Their response was to condemn Him to death for blasphemy.

Other relevant issues are:

  1. Jesus accepted worship as God (Matthew 8.2, 14.33, John 9.35-9, 20.27-9, Revelation 5).  By contrast wherever anyone worships a created being in the New Testament they are told not to (Acts 10.25-26, 14.12-18, Revelation 19.10).
  2. He claimed authority to forgive sins which only God can do.  Mark 2.5-7.  
  3. Paul affirmed him as God.  Philippians 2.9-11, Titus 2.13
  4. So did Peter.  Matthew 16.15-17, Acts 2.36.
  5. So did Thomas.  John 20.28
  6. So did Stephen.  Acts 7.59.
  7. So did the Old Testament prophecies of the coming Messiah.  Isaiah 7.14, 9.6, Micah 5.2.

In his book ‘Evidence that demands a verdict’ (page 111-112) Josh McDowell asks ‘If God became man what would you expect him to be like?’  The answer:

  1. He would have an unusual entrance into life.
  2. He would be without sin.
  3. He would manifest the supernatural in the form of miracles.
  4. He would have an acute sense of difference from other people.
  5. He would speak the greatest words ever spoken.
  6. He would have a lasting and universal influence.
  7. He would satisfy the spiritual hunger in humanity.
  8. He would exercise power over death.  

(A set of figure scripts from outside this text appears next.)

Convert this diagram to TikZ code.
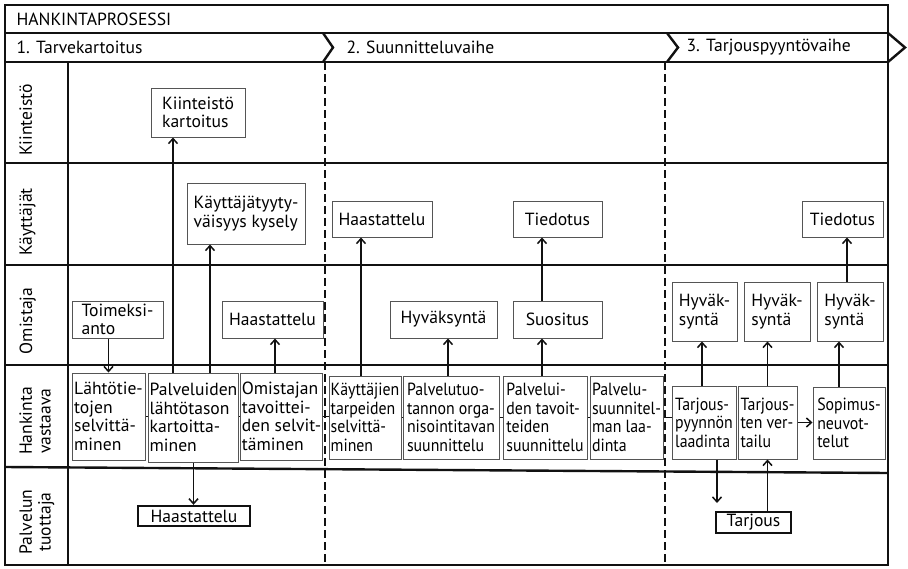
\documentclass[tikz,border=0pt]{standalone}
\usepackage{fontspec}
\setmainfont{PT Sans}
\newfontfamily\kapeafont[FakeStretch=0.9]{PT Sans}
\usetikzlibrary{positioning, arrows.meta, calc}
\definecolor{hkblack}{HTML}{111111}
\definecolor{hkgray}{HTML}{555555}

\begin{document}
\begin{tikzpicture}[x=1pt, y=-1pt,
  every node/.style={font=\fontsize{17.6}{18.6}\selectfont},
  frameline/.style={line width=2.4pt, hkblack},
  phaseline/.style={line width=2.2pt, hkblack, dash pattern=on 8pt off 4pt},
  task/.style={draw=hkgray, line width=1pt, align=left, inner xsep=1pt, inner ysep=1pt},
  narrowtask/.style={task, font=\kapeafont\fontsize{17.6}{18.6}\selectfont},
  bigtask/.style={draw=hkblack, line width=2.4pt, inner sep=0pt},
  lanelabel/.style={rotate=90, anchor=north, align=center},
  flow/.style={line width=1.5pt, hkblack, -{Straight Barb[length=5pt,width=9pt]}},
  link/.style={line width=1.5pt, hkblack}]
  \useasboundingbox (0,0) rectangle (908,568);

  % otsikko ja vaiheet
  \draw[frameline] (5,5) rectangle (888,33);
  \node[anchor=west] (otsikko) at (13,19) {HANKINTAPROSESSI};
  \draw[frameline] (323,33) -- (333,47.5) -- (323,62);
  \draw[frameline] (667,33) -- (678,47.5) -- (667,62);
  \draw[frameline] (888,33) -- (905,47.5) -- (888,62);
  \node[anchor=west] (vaihe1) at (13,47.5) {1. Tarvekartoitus};
  \node[anchor=west] (vaihe2) at (343,47.5) {2. Suunnitteluvaihe};
  \node[anchor=west] (vaihe3) at (683,47.5) {3. Tarjouspyyntövaihe};

  % kaistat
  \draw[frameline] (5,33) rectangle (888,565);
  \draw[frameline] (68,62) -- (68,565);
  \foreach \y in {62,163,265,365}
    \draw[frameline] (5,\y) -- (888,\y);
  \draw[frameline] (5,467) -- (888,473);
  \draw[phaseline] (325,62) -- (325,565);
  \draw[phaseline] (665,62) -- (665,565);

  \node[lanelabel] (lkiin) at (16,120) {Kiinteistö};
  \node[lanelabel] (lkayt) at (16,222) {Käyttäjät};
  \node[lanelabel] (lomis) at (16,321) {Omistaja};
  \node[lanelabel] (lhank) at (16,421) {Hankinta\\vastaava};
  \node[lanelabel] (ltuot) at (16,522) {Palvelun\\tuottaja};

  % 1. tarvekartoitus
  \node[task, minimum width=94, minimum height=49] (kart) at (198,112.5) {Kiinteistö\\kartoitus};
  \node[task, minimum width=118, minimum height=61] (kysely) at (246,213.5) {Käyttäjätyyty-\\väisyys kysely};
  \node[task, minimum width=91, minimum height=37] (toim) at (117.5,319.5) {Toimeksi-\\anto};
  \node[task, minimum width=101, minimum height=37] (haas1) at (272.5,319.5) {Haastattelu};
  \node[task, minimum width=73, minimum height=87] (lahto) at (108.5,416.5) {Lähtötie-\\tojen\\selvittä-\\minen};
  \node[task, minimum width=85, minimum height=89] (palv) at (193.5,417.5) {Palveluiden\\lähtötason\\kartoitta-\\minen};
  \node[task, minimum width=81, minimum height=87] (omis) at (281.5,416.5) {Omistajan\\tavoittei-\\den selvit-\\täminen};
  \node[bigtask, minimum width=112, minimum height=20] (haas3) at (194,516) {Haastattelu};

  % 2. suunnitteluvaihe
  \node[task, minimum width=100, minimum height=36] (haas2) at (382,219) {Haastattelu};
  \node[task, minimum width=89, minimum height=36] (tied1) at (557.5,219) {Tiedotus};
  \node[task, minimum width=107, minimum height=37] (hyv) at (443.5,319.5) {Hyväksyntä};
  \node[task, minimum width=89, minimum height=37] (suos) at (557.5,319.5) {Suositus};
  \node[narrowtask, minimum width=72, minimum height=83] (kayt) at (365,417.5) {Käyttäjien\\tarpeiden\\selvittä-\\minen};
  \node[narrowtask, minimum width=96, minimum height=83] (ptuo) at (451,417.5) {Palvelutuo-\\tannon orga-\\nisointitavan\\suunnittelu};
  \node[narrowtask, minimum width=84, minimum height=83] (ptav) at (545,417.5) {Palvelui-\\den tavoit-\\teiden\\suunnittelu};
  \node[narrowtask, minimum width=73, minimum height=83] (psuun) at (626.5,417.5) {Palvelu-\\suunnitel-\\man laa-\\dinta};

  % 3. tarjouspyyntövaihe
  \node[task, minimum width=81, minimum height=36] (tied2) at (842.5,219) {Tiedotus};
  \node[task, minimum width=65, minimum height=59] (hyv1) at (704.5,311.5) {Hyväk-\\syntä};
  \node[task, minimum width=66, minimum height=59] (hyv2) at (777,311.5) {Hyväk-\\syntä};
  \node[task, minimum width=66, minimum height=59] (hyv3) at (850,311.5) {Hyväk-\\syntä};
  \node[narrowtask, minimum width=64, minimum height=73] (tpyy) at (704,422.5) {Tarjous-\\pyynnön\\laadinta};
  \node[narrowtask, minimum width=59, minimum height=73] (tver) at (767.5,422.5) {Tarjous-\\ten ver-\\tailu};
  \node[narrowtask, minimum width=72, minimum height=72] (sopi) at (849,423) {Sopimus-\\neuvot-\\telut};
  \node[bigtask, minimum width=75, minimum height=21] (tarj) at (753.5,522.5) {Tarjous};
  \coordinate (tpyyloppu) at (717,503);

  % yhteydet
  \draw[flow] (toim.south -| lahto.north) -- (lahto.north);
  \draw[flow] (173,0 |- palv.north) -- (173,0 |- kart.south);
  \draw[flow] (210,0 |- palv.north) -- (210,0 |- kysely.south);
  \draw[flow] (275,0 |- omis.north) -- (275,0 |- haas1.south);
  \draw[flow] (palv.south) -- (palv.south |- haas3.north);
  \draw[flow] (361,0 |- kayt.north) -- (361,0 |- haas2.south);
  \draw[flow] (448,0 |- ptuo.north) -- (448,0 |- hyv.south);
  \draw[flow] (542,0 |- ptav.north) -- (542,0 |- suos.south);
  \draw[flow] (542,0 |- suos.north) -- (542,0 |- tied1.south);
  \draw[flow] (702,0 |- tpyy.north) -- (702,0 |- hyv1.south);
  \draw[flow] (tver.north) -- (tver.north |- hyv2.south);
  \draw[flow] (839,0 |- sopi.north) -- (839,0 |- hyv3.south);
  \draw[flow] (847,0 |- hyv3.north) -- (847,0 |- tied2.south);
  \draw[flow] (tver.east) -- (tver.east -| sopi.west);
  \draw[flow] (tpyyloppu |- tpyy.south) -- (tpyyloppu);
  \draw[flow] (tver.south |- tarj.north) -- (tver.south);
  \draw[link] (lahto.east) -- (lahto.east -| palv.west);
  \draw[link] (palv.east |- omis.east) -- (omis.west);
  \draw[link] (omis.east) -- (omis.east -| kayt.west);
  \draw[link] (kayt.east) -- (ptuo.west);
  \draw[link] (ptuo.east) -- (ptav.west);
  \draw[link] (ptav.east) -- (psuun.west);
  \draw[link] (psuun.east) -- (psuun.east -| tpyy.west);
\end{tikzpicture}
\end{document}
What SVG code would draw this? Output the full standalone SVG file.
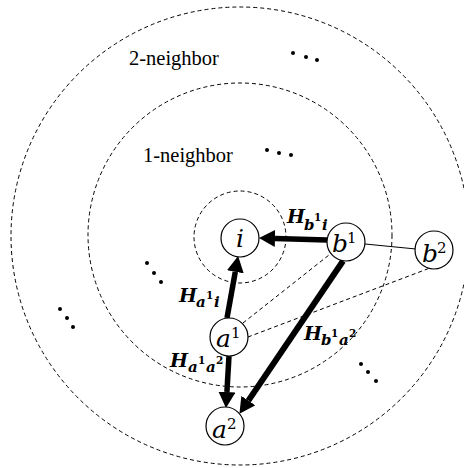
<svg xmlns="http://www.w3.org/2000/svg" width="464" height="468" viewBox="0 0 464 468">
<style>
.ring{fill:none;stroke:#000;stroke-width:1;stroke-dasharray:4 3}
.node{fill:#fff;stroke:#000;stroke-width:1.2}
.thick{stroke:#000;stroke-width:5.5;fill:none}
.thin{stroke:#000;stroke-width:1;fill:none}
.dash{stroke:#000;stroke-width:1;fill:none;stroke-dasharray:4 3}
.lbl{font-family:"DejaVu Serif",serif;font-style:italic;font-size:25px;fill:#000}
.sup{font-style:normal;font-size:15px}
.hl{font-family:"DejaVu Serif",serif;font-style:italic;font-weight:bold;font-size:19px;fill:#000}
.sb{font-size:15px}
.ss{font-size:10.5px;font-style:normal}
.txt{font-family:"Liberation Serif",serif;font-size:20.5px;fill:#000}
.dot{fill:#000}
</style>
<defs>
<marker id="ah" markerUnits="userSpaceOnUse" markerWidth="16" markerHeight="17" viewBox="0 0 16 17" refX="0" refY="8.5" orient="auto">
<path d="M0,0 L16,8.5 L0,17 Z" fill="#000"/>
</marker>
</defs>
<g id="rings">
<circle class="ring" cx="240" cy="236" r="229"/>
<circle class="ring" cx="240" cy="235" r="152"/>
<circle class="ring" cx="240" cy="237" r="46"/>
</g>
<g id="texts">
<text class="txt" x="129" y="65">2-neighbor</text>
<text class="txt" x="143" y="162">1-neighbor</text>
</g>
<g id="dots">
<circle class="dot" cx="293" cy="53" r="2"/><circle class="dot" cx="306" cy="57" r="2"/><circle class="dot" cx="317" cy="60" r="2"/>
<circle class="dot" cx="267" cy="150" r="2"/><circle class="dot" cx="279" cy="153" r="2"/><circle class="dot" cx="291" cy="155" r="2"/>
<circle class="dot" cx="147" cy="263" r="2"/><circle class="dot" cx="154" cy="273" r="2"/><circle class="dot" cx="161" cy="282" r="2"/>
<circle class="dot" cx="60" cy="309" r="2"/><circle class="dot" cx="67" cy="318" r="2"/><circle class="dot" cx="73" cy="327" r="2"/>
<circle class="dot" cx="361" cy="364" r="2"/><circle class="dot" cx="368" cy="372" r="2"/><circle class="dot" cx="376" cy="381" r="2"/>
</g>
<g id="connectors">
<line class="thin" x1="365" y1="244" x2="416" y2="249"/>
<line class="dash" x1="243" y1="323" x2="329" y2="255"/>
<line class="dash" x1="248" y1="337" x2="430" y2="268"/>
<line class="thick" x1="327" y1="240" x2="275" y2="238.4" marker-end="url(#ah)"/>
<line class="thick" x1="227" y1="318" x2="235.3" y2="271.8" marker-end="url(#ah)"/>
<line class="thick" x1="229" y1="356" x2="226.9" y2="392" marker-end="url(#ah)"/>
<line class="thick" style="stroke-width:6" x1="343" y1="261" x2="248.4" y2="400.6" marker-end="url(#ah)"/>
</g>
<g id="node-i">
<circle class="node" cx="240" cy="238" r="19"/>
<text class="lbl" x="240" y="247" text-anchor="middle">i</text>
</g>
<g id="node-b1">
<circle class="node" cx="346" cy="242" r="19"/>
<text class="lbl" x="332" y="252">b<tspan class="sup" x="347" y="243">1</tspan></text>
</g>
<g id="node-b2">
<circle class="node" cx="434" cy="250" r="19"/>
<text class="lbl" x="422" y="262">b<tspan class="sup" x="437" y="253">2</tspan></text>
</g>
<g id="node-a1">
<circle class="node" cx="229" cy="337" r="19"/>
<text class="lbl" x="216" y="347">a<tspan class="sup" x="231" y="338">1</tspan></text>
</g>
<g id="node-a2">
<circle class="node" cx="225" cy="426" r="19"/>
<text class="lbl" x="212" y="438">a<tspan class="sup" x="227" y="429">2</tspan></text>
</g>
<g id="labels">
<text class="hl" x="287" y="223">H<tspan class="sb" x="304" y="230">b</tspan><tspan class="ss" x="314" y="221">1</tspan><tspan class="sb" x="322" y="230">i</tspan></text>
<text class="hl" x="179" y="302">H<tspan class="sb" x="196" y="307">a</tspan><tspan class="ss" x="206" y="299">1</tspan><tspan class="sb" x="214" y="307">i</tspan></text>
<text class="hl" x="170" y="367">H<tspan class="sb" x="188" y="372">a</tspan><tspan class="ss" x="198" y="364">1</tspan><tspan class="sb" x="206" y="372">a</tspan><tspan class="ss" x="216" y="364">2</tspan></text>
<text class="hl" x="304" y="340">H<tspan class="sb" x="321" y="345">b</tspan><tspan class="ss" x="331" y="337">1</tspan><tspan class="sb" x="339" y="345">a</tspan><tspan class="ss" x="349" y="337">2</tspan></text>
</g>
</svg>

Such an expectation was met uniquely and perfectly in the person of the Lord Jesus, the Messiah who is revealed as God made flesh in the New Testament and was believed as such by the church fathers long before the Council of Nicea.  Ignatius wrote in his Epistle to the Ephesians in around 110 AD: ‘For our God Jesus Christ was conceived in the womb of Mary by the Holy Ghost.’  Aristides wrote in 125 AD ‘He Himself is Son of God on high, who was manifested of the Holy Spirit, came down from heaven, and being born of a Hebrew virgin took on His flesh from the virgin.  He it is who was according to the flesh born of the race of Hebrews by the God-bearing virgin Miriam’.